When I started watching Losses to be Expected, I didn't know it was from the same director as Hundstage. But after the very first striptease scene I knew it had to be Ulrich Seidl. He has a unique talent of revealing common patterns in the human behavior, and he is the master of depressing cinema. After watching Hundstage and La Pianiste van Haneke within one week, I have even decided to never watch an Austrian movie again. But this one is a good excuse to break the promise.
The main character of the documentary is the 60+ retired Austrian who's just lost his wife and is looking for a new one across the Austrian-Czech border. He is very lonely and needs somebody to share his last years with. He uses all the tricks to lure Paula, who lives in Czech Republic, into his nets. He shows her an Austrian supermarket, an Austrian shopping mall, takes her to a fair in the nearby town etc.
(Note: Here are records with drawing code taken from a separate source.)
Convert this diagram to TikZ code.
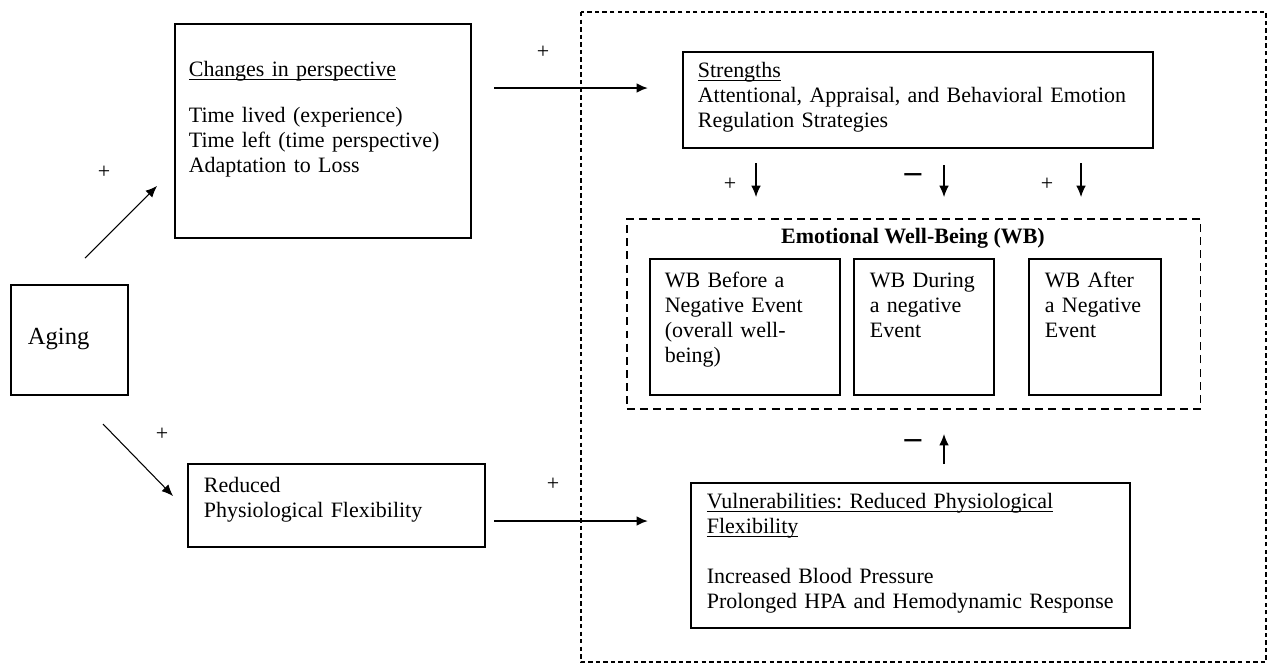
\documentclass[tikz,border=0pt]{standalone}
\usepackage{fontspec}
\setmainfont{Liberation Serif}
\usepackage{tikz}
\usetikzlibrary{arrows.meta}
\newcommand{\uln}[1]{\leavevmode\setbox0\hbox{#1}\rlap{\rule[-1.8pt]{\wd0}{0.5pt}}\box0}
\frenchspacing

\begin{document}
\begin{tikzpicture}[x=0.02cm,y=-0.02cm,>={Latex[length=6.5pt,width=5.5pt]},semithick]
	\tikzstyle{box}=[draw, line width=1pt, anchor=north west, align=left, inner ysep=0pt, font=\fontsize{12.5}{14.2}\selectfont]
	\tikzstyle{sign}=[font=\fontsize{12.5}{14.2}\selectfont]
	\tikzstyle{minus}=[font=\bfseries\fontsize{19}{19}\selectfont]
	\useasboundingbox (0,0) rectangle (1275,664);
	% outer frame
	\draw[line width=0.7pt, dash pattern=on 2.5pt off 1.8pt] (581,12) rectangle (1266,662);
	\node[box, font=\fontsize{14}{16}\selectfont, inner xsep=0.34cm, text width=1.66cm, text height=1.2cm, text depth=1cm] (A) at (10,284) {Aging};
	\node[box, inner xsep=0.28cm, text width=5.36cm, text height=1.06cm, text depth=3.22cm] (C) at (174,23)
		{\uln{Changes in perspective}\\[12pt]Time lived (experience)\\Time left (time perspective)\\Adaptation to Loss};
	\node[box, inner xsep=0.32cm, text width=5.3cm, text height=0.58cm, text depth=1.08cm] (R) at (187,463)
		{Reduced\\Physiological Flexibility};
	\node[box, inner xsep=0.3cm, text width=8.8cm, text height=0.52cm, text depth=1.4cm] (S) at (682,51)
		{\uln{Strengths}\\Attentional, Appraisal, and Behavioral Emotion\\Regulation Strategies};
	\node[draw, line width=0.9pt, dash pattern=on 4.5pt off 3pt, anchor=north west, inner sep=0pt, minimum width=11.48cm, minimum height=3.8cm] (W) at (626,218) {};
	\node[sign, font=\bfseries\fontsize{12.5}{14.2}\selectfont] (T) at (913,238) {Emotional Well-Being (WB)};
	\node[box, inner xsep=0.3cm, text width=3.2cm, text height=0.58cm, text depth=2.14cm] (W1) at (649,258)
		{WB Before a\\Negative Event\\(overall well-\\being)};
	\node[box, inner xsep=0.32cm, text width=2.16cm, text height=0.58cm, text depth=2.14cm] (W2) at (853,258)
		{WB During\\a negative\\Event};
	\node[box, inner xsep=0.32cm, text width=2cm, text height=0.58cm, text depth=2.14cm] (W3) at (1028,258)
		{WB After\\a Negative\\Event};
	\node[box, inner xsep=0.32cm, text width=8.14cm, text height=0.52cm, text depth=2.38cm] (V) at (690,482)
		{\uln{Vulnerabilities: Reduced Physiological}\\\uln{Flexibility}\\[14pt]Increased Blood Pressure\\Prolonged HPA and Hemodynamic Response};
	% signs
	\node[sign] (p1) at (104,172) {+};
	\node[sign] (p2) at (162,434) {+};
	\node[sign] (p3) at (543,52) {+};
	\node[sign] (p4) at (553,484) {+};
	\node[sign] (p5) at (730,184) {+};
	\node[sign] (p6) at (1047,184) {+};
	\node[minus] (m1) at (913,178) {--};
	\node[minus] (m2) at (913,444) {--};
	% arrow ends
	\coordinate (a1) at (85,258);
	\coordinate (a2) at (157,186);
	\coordinate (a3) at (103,424);
	\coordinate (a4) at (173,496);
	\coordinate (c1) at (494,88);
	\coordinate (c2) at (648,88);
	\coordinate (r1) at (494,521);
	\coordinate (r2) at (648,521);
	\coordinate (s1) at (756,163);
	\coordinate (s2) at (756,197);
	\coordinate (s3) at (944,165);
	\coordinate (s4) at (944,197);
	\coordinate (s5) at (1081,163);
	\coordinate (s6) at (1081,197);
	\coordinate (v1) at (944,464);
	\coordinate (v2) at (944,434);
	\path[->]
		(a1) edge (a2)
		(a3) edge (a4)
		(c1) edge[line width=1.1pt] (c2)
		(r1) edge[line width=1.1pt] (r2)
		(s1) edge (s2)
		(s3) edge (s4)
		(s5) edge (s6)
		(v1) edge (v2);
\end{tikzpicture}
\end{document}
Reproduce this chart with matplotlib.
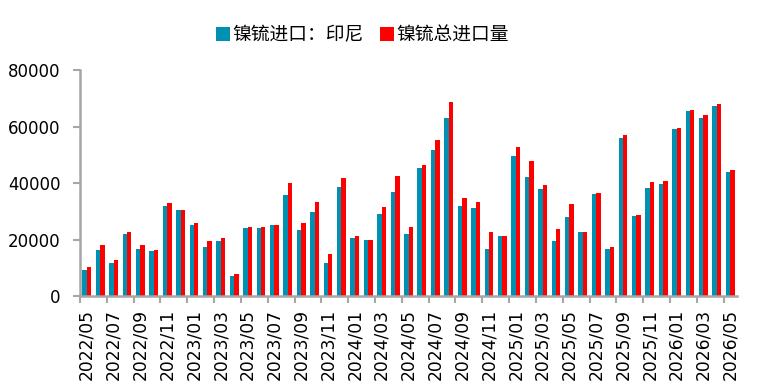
import matplotlib
matplotlib.use("Agg")
import matplotlib.pyplot as plt
import numpy as np

plt.rcParams['font.family'] = ['DejaVu Sans', 'Noto Sans CJK SC']

months = [f"{y}/{m:02d}" for y in range(2022, 2027) for m in range(1, 13)]
months = months[months.index("2022/05"):months.index("2026/05") + 1]

indonesia = [9.35, 16.4, 11.8, 22.1, 16.8, 16.1, 31.7, 30.3,
             25.3, 17.5, 19.6, 7.2, 23.9, 23.9, 25.0, 35.6, 23.2, 29.9, 11.8, 38.5,
             20.7, 20.0, 28.9, 36.7, 22.1, 45.2, 51.6, 63.0, 31.7, 31.0, 16.8, 21.1,
             49.5, 42.0, 37.8, 19.6, 27.8, 22.5, 36.0, 16.8, 55.9, 28.2, 38.1, 39.5,
             59.1, 65.4, 63.0, 67.2, 43.8]
total = [10.1, 18.2, 12.9, 22.5, 17.9, 16.4, 32.8, 30.3,
         25.7, 19.6, 20.4, 7.9, 24.6, 24.6, 25.3, 39.9, 26.0, 33.1, 15.0, 41.7,
         21.4, 20.0, 31.4, 42.4, 24.3, 46.3, 55.1, 68.6, 34.6, 33.1, 22.8, 21.4,
         52.7, 47.7, 39.2, 23.6, 32.4, 22.8, 36.3, 17.2, 56.9, 28.5, 40.2, 40.6,
         59.4, 65.8, 64.0, 67.9, 44.5]
indonesia = [v * 1000 for v in indonesia]
total = [v * 1000 for v in total]

fig = plt.figure(figsize=(7.58, 3.91), dpi=100)
ax = fig.add_axes([80/758, 1 - 296/391, 657/758, 226/391])

x = np.arange(len(months))
w = 0.33
ax.bar(x - w/2, indonesia, width=w, color='#0090B2', label='镍锍进口：印尼')
ax.bar(x + w/2, total, width=w, color='#FF0000', label='镍锍总进口量')

ax.set_xlim(-0.5, len(months) - 0.5)
ax.set_ylim(0, 80000)
ax.set_yticks(np.arange(0, 80001, 20000))
ax.tick_params(axis='y', labelsize=12, length=5, width=1.5, color='#A6A6A6', pad=9)

ax.set_xticks(x[::2])
ax.set_xticklabels(months[::2], rotation=90, fontsize=12.3)
ax.tick_params(axis='x', length=0, pad=9)
ax.set_xticks(np.arange(-0.5, len(months), 2), minor=True)
ax.tick_params(axis='x', which='minor', length=5, width=1.5, color='#A6A6A6')

for s in ['top', 'right']:
    ax.spines[s].set_visible(False)
for s in ['left', 'bottom']:
    ax.spines[s].set_color('#A6A6A6')
    ax.spines[s].set_linewidth(1.8)

leg = fig.legend(loc='center', bbox_to_anchor=(0.478, 1 - 35/391), ncol=2, frameon=False,
                 prop={'family': ['Noto Sans CJK SC', 'DejaVu Sans'], 'size': 13.5},
                 handlelength=0.75, handleheight=0.7, handletextpad=0.15, columnspacing=0.85)

fig.savefig('out.png', dpi=100)
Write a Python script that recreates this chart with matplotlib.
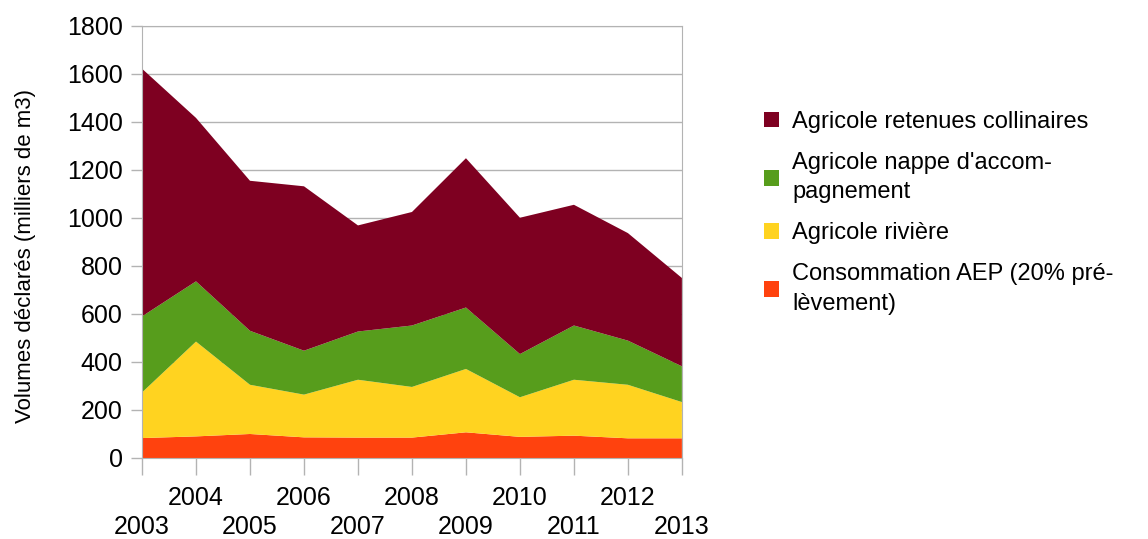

Whatever the characters do is so recognizable, beginning with a conversation of the 60+ widows about the sex, and ending with complaints of a village idiot about the communists who failed to repaired his window and cupboard.
I liked the movie for its almost transcendental spirit, although I would cut it back from 120 to 90 minutes to keep the pace and to let it gradually grow to the climax. And I would definitely stop after the second striptease scene performed by the village idiot. But Ulrich didn't and kept repeating his scenes and ideas.